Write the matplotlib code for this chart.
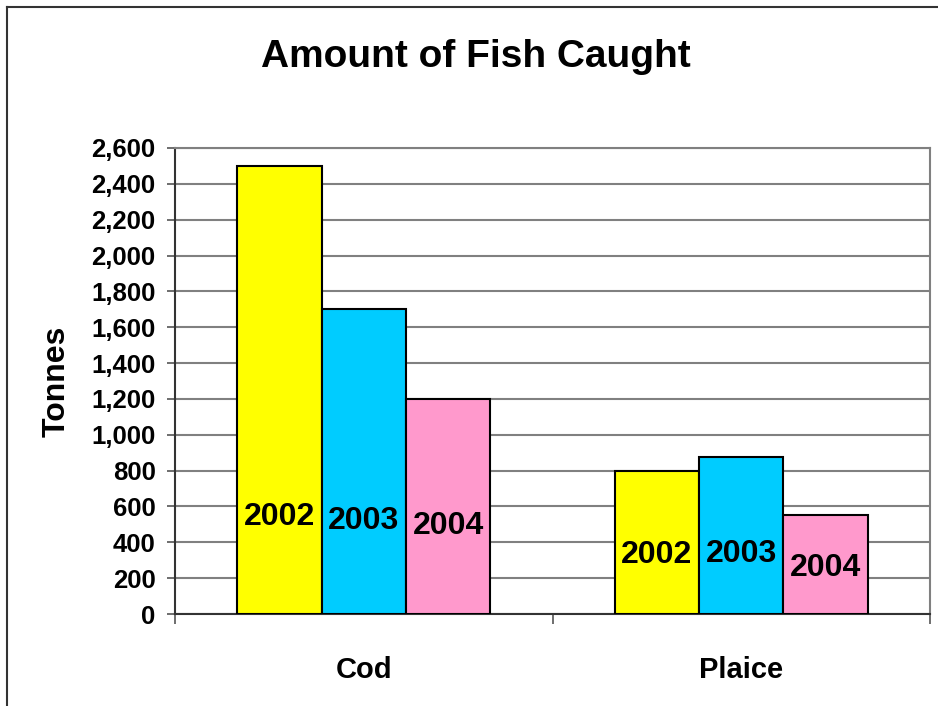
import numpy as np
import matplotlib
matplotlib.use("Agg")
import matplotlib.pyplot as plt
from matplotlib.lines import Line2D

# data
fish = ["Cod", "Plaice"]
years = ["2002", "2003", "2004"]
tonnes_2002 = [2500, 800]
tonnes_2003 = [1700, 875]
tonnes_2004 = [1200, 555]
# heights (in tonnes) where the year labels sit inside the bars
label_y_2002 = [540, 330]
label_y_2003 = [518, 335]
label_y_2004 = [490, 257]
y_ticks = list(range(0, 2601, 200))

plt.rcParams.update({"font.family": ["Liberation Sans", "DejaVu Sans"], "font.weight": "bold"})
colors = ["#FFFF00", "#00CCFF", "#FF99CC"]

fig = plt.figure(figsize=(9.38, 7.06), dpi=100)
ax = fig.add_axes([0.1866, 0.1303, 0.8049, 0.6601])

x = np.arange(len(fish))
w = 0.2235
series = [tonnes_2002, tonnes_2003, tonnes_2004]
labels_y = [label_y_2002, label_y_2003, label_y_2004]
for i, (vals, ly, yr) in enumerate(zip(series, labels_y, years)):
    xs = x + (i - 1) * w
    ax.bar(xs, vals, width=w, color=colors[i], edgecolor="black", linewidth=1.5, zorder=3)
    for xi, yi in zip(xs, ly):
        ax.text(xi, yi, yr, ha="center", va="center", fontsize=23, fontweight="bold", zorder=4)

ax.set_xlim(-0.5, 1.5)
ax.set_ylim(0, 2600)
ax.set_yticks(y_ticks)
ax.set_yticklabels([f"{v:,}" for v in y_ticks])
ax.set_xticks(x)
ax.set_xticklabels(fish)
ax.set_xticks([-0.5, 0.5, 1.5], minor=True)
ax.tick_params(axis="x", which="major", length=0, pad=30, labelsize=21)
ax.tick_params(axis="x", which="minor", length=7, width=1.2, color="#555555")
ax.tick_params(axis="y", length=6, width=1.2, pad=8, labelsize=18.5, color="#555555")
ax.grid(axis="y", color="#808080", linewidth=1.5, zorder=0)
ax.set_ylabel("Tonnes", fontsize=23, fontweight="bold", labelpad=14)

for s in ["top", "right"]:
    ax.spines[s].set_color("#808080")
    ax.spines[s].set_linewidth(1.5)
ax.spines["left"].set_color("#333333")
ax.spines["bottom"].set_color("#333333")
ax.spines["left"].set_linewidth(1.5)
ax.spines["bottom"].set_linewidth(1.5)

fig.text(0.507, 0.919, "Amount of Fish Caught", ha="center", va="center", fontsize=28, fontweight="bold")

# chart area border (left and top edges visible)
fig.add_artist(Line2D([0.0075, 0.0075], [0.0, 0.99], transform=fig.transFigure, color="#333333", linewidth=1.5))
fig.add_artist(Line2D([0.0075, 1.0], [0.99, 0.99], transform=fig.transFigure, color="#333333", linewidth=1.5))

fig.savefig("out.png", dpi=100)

──────────

## GIVEN EXERCISE
Reproduce the material in its entirety and word for word, without the pictures.

## WRITTEN RESPONSE
Write the matplotlib code for this chart.
import numpy as np
import matplotlib
matplotlib.use("Agg")
import matplotlib.pyplot as plt
from matplotlib.lines import Line2D

# data
fish = ["Cod", "Plaice"]
years = ["2002", "2003", "2004"]
tonnes_2002 = [2500, 800]
tonnes_2003 = [1700, 875]
tonnes_2004 = [1200, 555]
# heights (in tonnes) where the year labels sit inside the bars
label_y_2002 = [540, 330]
label_y_2003 = [518, 335]
label_y_2004 = [490, 257]
y_ticks = list(range(0, 2601, 200))

plt.rcParams.update({"font.family": ["Liberation Sans", "DejaVu Sans"], "font.weight": "bold"})
colors = ["#FFFF00", "#00CCFF", "#FF99CC"]

fig = plt.figure(figsize=(9.38, 7.06), dpi=100)
ax = fig.add_axes([0.1866, 0.1303, 0.8049, 0.6601])

x = np.arange(len(fish))
w = 0.2235
series = [tonnes_2002, tonnes_2003, tonnes_2004]
labels_y = [label_y_2002, label_y_2003, label_y_2004]
for i, (vals, ly, yr) in enumerate(zip(series, labels_y, years)):
    xs = x + (i - 1) * w
    ax.bar(xs, vals, width=w, color=colors[i], edgecolor="black", linewidth=1.5, zorder=3)
    for xi, yi in zip(xs, ly):
        ax.text(xi, yi, yr, ha="center", va="center", fontsize=23, fontweight="bold", zorder=4)

ax.set_xlim(-0.5, 1.5)
ax.set_ylim(0, 2600)
ax.set_yticks(y_ticks)
ax.set_yticklabels([f"{v:,}" for v in y_ticks])
ax.set_xticks(x)
ax.set_xticklabels(fish)
ax.set_xticks([-0.5, 0.5, 1.5], minor=True)
ax.tick_params(axis="x", which="major", length=0, pad=30, labelsize=21)
ax.tick_params(axis="x", which="minor", length=7, width=1.2, color="#555555")
ax.tick_params(axis="y", length=6, width=1.2, pad=8, labelsize=18.5, color="#555555")
ax.grid(axis="y", color="#808080", linewidth=1.5, zorder=0)
ax.set_ylabel("Tonnes", fontsize=23, fontweight="bold", labelpad=14)

for s in ["top", "right"]:
    ax.spines[s].set_color("#808080")
    ax.spines[s].set_linewidth(1.5)
ax.spines["left"].set_color("#333333")
ax.spines["bottom"].set_color("#333333")
ax.spines["left"].set_linewidth(1.5)
ax.spines["bottom"].set_linewidth(1.5)

fig.text(0.507, 0.919, "Amount of Fish Caught", ha="center", va="center", fontsize=28, fontweight="bold")

# chart area border (left and top edges visible)
fig.add_artist(Line2D([0.0075, 0.0075], [0.0, 0.99], transform=fig.transFigure, color="#333333", linewidth=1.5))
fig.add_artist(Line2D([0.0075, 1.0], [0.99, 0.99], transform=fig.transFigure, color="#333333", linewidth=1.5))

fig.savefig("out.png", dpi=100)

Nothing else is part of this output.